The Australian stock market has seen better days.

We haven’t seen such a severe dip since the start of the COVID pandemic.

Rising inflation in the US and the subsequent 0.75 hike in US interest rates saw $116 billion wiped off the Australian share market overnight.

Aussie portfolios plummeted with Bitcoin losing almost a quarter of its value in 36 hours.

Our wealthiest saw billions slashed from their portfolios.

So what does this mean for the average Aussie investor?

Do you cash out or hold?

At the moment there is heightened market uncertainty. It is a volatile market and many fear there is worse yet to come.

Yet, history says, what comes down will inevitably go up again.

As you log into your portfolio, there is the desire to cash out as you watch the value of your investments tumble.

What to do when the market dips

Now is the time to stop and remind yourself of your long-term goals.

Are your goals the same?

Do they match your asset allocation?

If the answer is yes, log out and ride it out.

Here’s why.

The benefit of investing in the long game

Recent Vanguard research found that during the COVID 2020 crash, 80 per cent of investors would be better off if they kept their money invested as opposed to cashing out. Markets rebounded – even better than expected.

If you can hold your nerve, stay in the game.

It all comes down to the level of risk you are willing to undertake. Do not let the current market conditions affect your decision-making. Try as best you can to keep emotion out of the equation.

Markets go up and markets go down. Yes, we are in the midst of a pretty severe downturn – but it won’t last forever.

The chart below shows the trajectory of the performance of $10K invested back 1979.

Despite the ups and downs of the market, today that $10K would be close to $700K.

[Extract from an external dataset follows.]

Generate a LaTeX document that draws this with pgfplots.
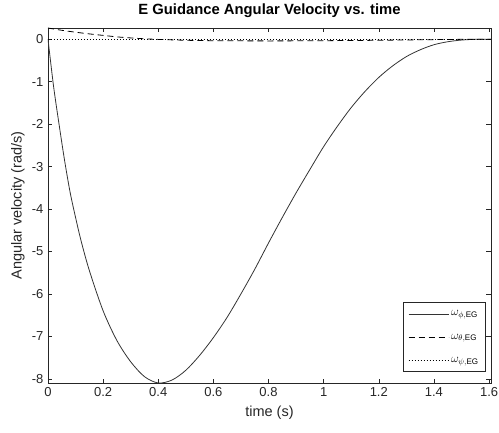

Sure, there were peaks and troughs along the way but the value of investing in the long game is clear.

value of long term investing chart

Are we headed for a recession?

When we look at Australia’s future, we look at what is happening in the US.

With rising inflation in the US, hikes in interest rates and continued global market uncertainty, it is widely believed we may be headed for a recession.

The US is pushing up its interest rates, which historically, have led to a consequent recession (11 out of the past 15 rate rises since the 1950s have ended in a recession)

Whilst there is not a 100 per cent guarantee we will follow suit with US – it does put us on edge.

The cost of living is soaring to new heights. We all know by looking at the cost of our weekly grocery bill, the cost of everyday items has increased to a 41-year high.

All we can do is hope our commodities and low unemployment rate may provide the buffer we need to prevent us from entering a full-blown recession.

So hold onto your hats as we work our way through the coming weeks – we could be in for a bumpy ride.

Be sure to get in touch with your Financial Adviser before making any major changes to your investment plan.